In re Interest of Carmelo G.
296 Neb. 805
| Neb. | 2017Background
- Carmelo G., born July 2015, was the subject of juvenile proceedings after prior case (JV 15-1285) that resulted in temporary removal but was dismissed and Carmelo returned to mother Latika in December 2015.
- NFC and DHHS were involved: safety plans were created Dec 3 and Dec 31, 2015 (Dec 31 plan moved Carmelo to maternal aunt); Dec 3 plan was not signed by Latika but she verbally agreed.
- On January 5, 2016 the State filed a new § 43-247(3)(a) petition alleging drug use and domestic violence and the juvenile court issued an ex parte order granting immediate temporary custody of Carmelo to DHHS the same day.
- A protective custody (detention) hearing began Jan 21, 2016 and was continued multiple times (Feb 10, Feb 24, Mar 10, May 13, Aug 2); evidentiary hearing concluded Aug 2, but the juvenile court’s protective custody order sustaining continued detention was not filed until Sept 19, 2016.

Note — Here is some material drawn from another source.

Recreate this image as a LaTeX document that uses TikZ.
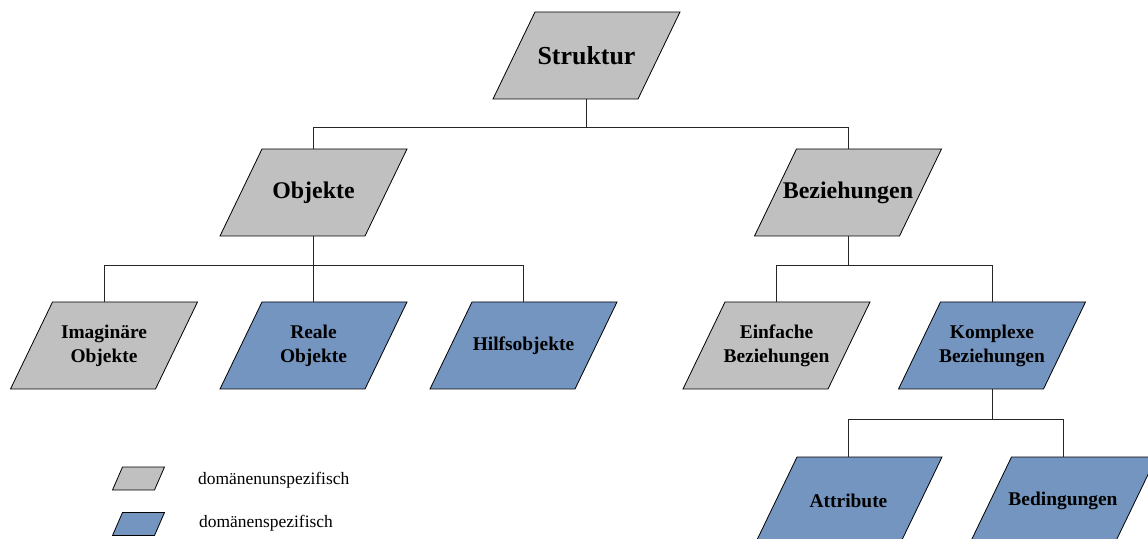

- Latika appealed, arguing (1) unconstitutional delay (over 8 months) between ex parte removal and the protective custody order, and (2) due process violation because the juvenile court relied on an allegedly invalid/coercive Dec 3 safety plan.
- The Nebraska Supreme Court held Latika’s procedural due process rights were violated by the unreasonable delay, vacated the Sept 19 order, and remanded for further proceedings; it did not reach the second assignment of error.
Issues
| Issue | Plaintiff's Argument (Latika) | Defendant's Argument (State/Guardian) | Held |
|---|---|---|---|
| Whether an >8-month delay between an ex parte removal order and a protective custody order violated parental due process | Delay was unreasonable; parental liberty interest required a prompt meaningful hearing | Notice and repeated hearings were provided; delay served to give Latika opportunity to be heard and receive services | Held: Delay was unreasonable; due process violated; Sept 19 order vacated and case remanded |
| Whether reliance on Dec 3 safety plan (unsigned; allegedly coercive) violated due process | Dec 3 plan was invalid/coercive and should not support continued detention | Court relied on protective evidence and subsequent Dec 31 signed plan | Not reached (court decided case on delay issue) |
Key Cases Cited
- In re Interest of Noah B., 295 Neb. 764 (de novo review of juvenile cases)
- In re Interest of Joseph S. et al., 288 Neb. 463 (procedural due process is question of law)
- In re Interest of Mainor T. & Estela T., 267 Neb. 232 (ex parte temporary custody permitted but prompt detention hearing required)
- In re Interest of R.G., 238 Neb. 405 (parents entitled to meaningful hearing without unreasonable delay after ex parte removal)
- Sherman T. v. Karyn N., 286 Neb. 468 (three-stage due process analysis for liberty interest deprivation)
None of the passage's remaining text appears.